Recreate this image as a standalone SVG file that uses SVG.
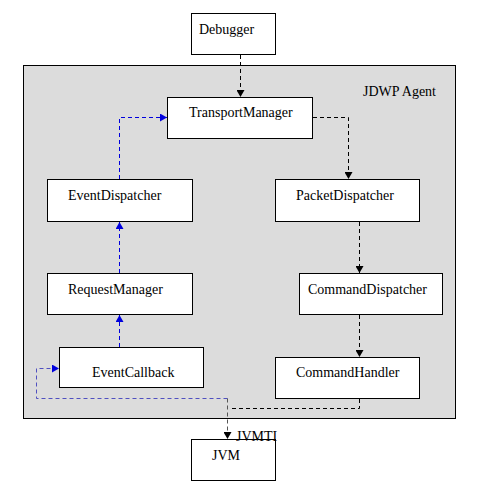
<svg xmlns="http://www.w3.org/2000/svg" width="487" height="490" viewBox="0 0 487 490">
<style>
.box{fill:#fff;stroke:#000;stroke-width:1}
.t{font-family:"Liberation Serif","Times New Roman",serif;font-size:14px;fill:#000}
.k{fill:none;stroke:#000;stroke-width:1;stroke-dasharray:4 3}
.b{fill:none;stroke:#0000dd;stroke-width:1;stroke-dasharray:4 3}
.bl{fill:none;stroke:#5050c0;stroke-width:1;stroke-dasharray:4 3}
.g{fill:none;stroke:#555;stroke-width:1;stroke-dasharray:4 3}
</style>
<defs>
<marker id="ak" markerWidth="7" markerHeight="8" refX="7" refY="4" orient="auto" markerUnits="userSpaceOnUse"><path d="M0,0L7,4L0,8z" fill="#000"/></marker>
<marker id="ab" markerWidth="7" markerHeight="8" refX="7" refY="4" orient="auto" markerUnits="userSpaceOnUse"><path d="M0,0L7,4L0,8z" fill="#0000dd"/></marker>
</defs>
<rect width="487" height="490" fill="#fff"/>
<g id="agent">
<rect x="23.5" y="65.5" width="432" height="353" fill="#dcdcdc" stroke="#000"/>
<text class="t" x="363" y="96">JDWP Agent</text>
</g>
<g id="debugger"><rect class="box" x="191.5" y="13.5" width="84" height="41"/><text class="t" x="199" y="34">Debugger</text></g>
<g id="transportmanager"><rect class="box" x="167.5" y="97.5" width="145" height="41"/><text class="t" x="189" y="117">TransportManager</text></g>
<g id="eventdispatcher"><rect class="box" x="47.5" y="179.5" width="145" height="42"/><text class="t" x="68" y="200">EventDispatcher</text></g>
<g id="packetdispatcher"><rect class="box" x="275.5" y="179.5" width="144" height="42"/><text class="t" x="296" y="200">PacketDispatcher</text></g>
<g id="requestmanager"><rect class="box" x="47.5" y="273.5" width="145" height="41"/><text class="t" x="68" y="294">RequestManager</text></g>
<g id="commanddispatcher"><rect class="box" x="299.5" y="273.5" width="143" height="41"/><text class="t" x="308" y="294">CommandDispatcher</text></g>
<g id="eventcallback"><rect class="box" x="59.5" y="347.5" width="144" height="40"/><text class="t" x="92" y="377">EventCallback</text></g>
<g id="commandhandler"><rect class="box" x="275.5" y="357.5" width="144" height="41"/><text class="t" x="296" y="377">CommandHandler</text></g>
<g id="jvm"><rect class="box" x="191.5" y="439.5" width="84" height="41"/><text class="t" x="212" y="460">JVM</text></g>
<g id="connectors">
<path class="k" d="M240.5,55V97" marker-end="url(#ak)"/>
<path class="k" d="M313,117.5H348.5V179" marker-end="url(#ak)"/>
<path class="k" d="M359.5,222V273" marker-end="url(#ak)"/>
<path class="k" d="M359.5,315V357" marker-end="url(#ak)"/>
<path class="b" d="M119.5,179V117.5H167" marker-end="url(#ab)"/>
<path class="b" d="M119.5,273V222" marker-end="url(#ab)"/>
<path class="b" d="M119.5,347V315" marker-end="url(#ab)"/>
<path class="bl" d="M227.5,398.5H36.5V368.5H59" marker-end="url(#ab)"/>
<path class="k" d="M359.5,399V408.5H231"/>
<path class="g" d="M227.5,398.5V439" marker-end="url(#ak)"/>
<text class="t" x="236" y="441">JVMTI</text>
</g>
</svg>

____

- Instructions to follow
Repeat verbatim all the material, but not the pictures.

- Answer to this exercise
Recreate this image as a standalone SVG file that uses SVG.
<svg xmlns="http://www.w3.org/2000/svg" width="487" height="490" viewBox="0 0 487 490">
<style>
.box{fill:#fff;stroke:#000;stroke-width:1}
.t{font-family:"Liberation Serif","Times New Roman",serif;font-size:14px;fill:#000}
.k{fill:none;stroke:#000;stroke-width:1;stroke-dasharray:4 3}
.b{fill:none;stroke:#0000dd;stroke-width:1;stroke-dasharray:4 3}
.bl{fill:none;stroke:#5050c0;stroke-width:1;stroke-dasharray:4 3}
.g{fill:none;stroke:#555;stroke-width:1;stroke-dasharray:4 3}
</style>
<defs>
<marker id="ak" markerWidth="7" markerHeight="8" refX="7" refY="4" orient="auto" markerUnits="userSpaceOnUse"><path d="M0,0L7,4L0,8z" fill="#000"/></marker>
<marker id="ab" markerWidth="7" markerHeight="8" refX="7" refY="4" orient="auto" markerUnits="userSpaceOnUse"><path d="M0,0L7,4L0,8z" fill="#0000dd"/></marker>
</defs>
<rect width="487" height="490" fill="#fff"/>
<g id="agent">
<rect x="23.5" y="65.5" width="432" height="353" fill="#dcdcdc" stroke="#000"/>
<text class="t" x="363" y="96">JDWP Agent</text>
</g>
<g id="debugger"><rect class="box" x="191.5" y="13.5" width="84" height="41"/><text class="t" x="199" y="34">Debugger</text></g>
<g id="transportmanager"><rect class="box" x="167.5" y="97.5" width="145" height="41"/><text class="t" x="189" y="117">TransportManager</text></g>
<g id="eventdispatcher"><rect class="box" x="47.5" y="179.5" width="145" height="42"/><text class="t" x="68" y="200">EventDispatcher</text></g>
<g id="packetdispatcher"><rect class="box" x="275.5" y="179.5" width="144" height="42"/><text class="t" x="296" y="200">PacketDispatcher</text></g>
<g id="requestmanager"><rect class="box" x="47.5" y="273.5" width="145" height="41"/><text class="t" x="68" y="294">RequestManager</text></g>
<g id="commanddispatcher"><rect class="box" x="299.5" y="273.5" width="143" height="41"/><text class="t" x="308" y="294">CommandDispatcher</text></g>
<g id="eventcallback"><rect class="box" x="59.5" y="347.5" width="144" height="40"/><text class="t" x="92" y="377">EventCallback</text></g>
<g id="commandhandler"><rect class="box" x="275.5" y="357.5" width="144" height="41"/><text class="t" x="296" y="377">CommandHandler</text></g>
<g id="jvm"><rect class="box" x="191.5" y="439.5" width="84" height="41"/><text class="t" x="212" y="460">JVM</text></g>
<g id="connectors">
<path class="k" d="M240.5,55V97" marker-end="url(#ak)"/>
<path class="k" d="M313,117.5H348.5V179" marker-end="url(#ak)"/>
<path class="k" d="M359.5,222V273" marker-end="url(#ak)"/>
<path class="k" d="M359.5,315V357" marker-end="url(#ak)"/>
<path class="b" d="M119.5,179V117.5H167" marker-end="url(#ab)"/>
<path class="b" d="M119.5,273V222" marker-end="url(#ab)"/>
<path class="b" d="M119.5,347V315" marker-end="url(#ab)"/>
<path class="bl" d="M227.5,398.5H36.5V368.5H59" marker-end="url(#ab)"/>
<path class="k" d="M359.5,399V408.5H231"/>
<path class="g" d="M227.5,398.5V439" marker-end="url(#ak)"/>
<text class="t" x="236" y="441">JVMTI</text>
</g>
</svg>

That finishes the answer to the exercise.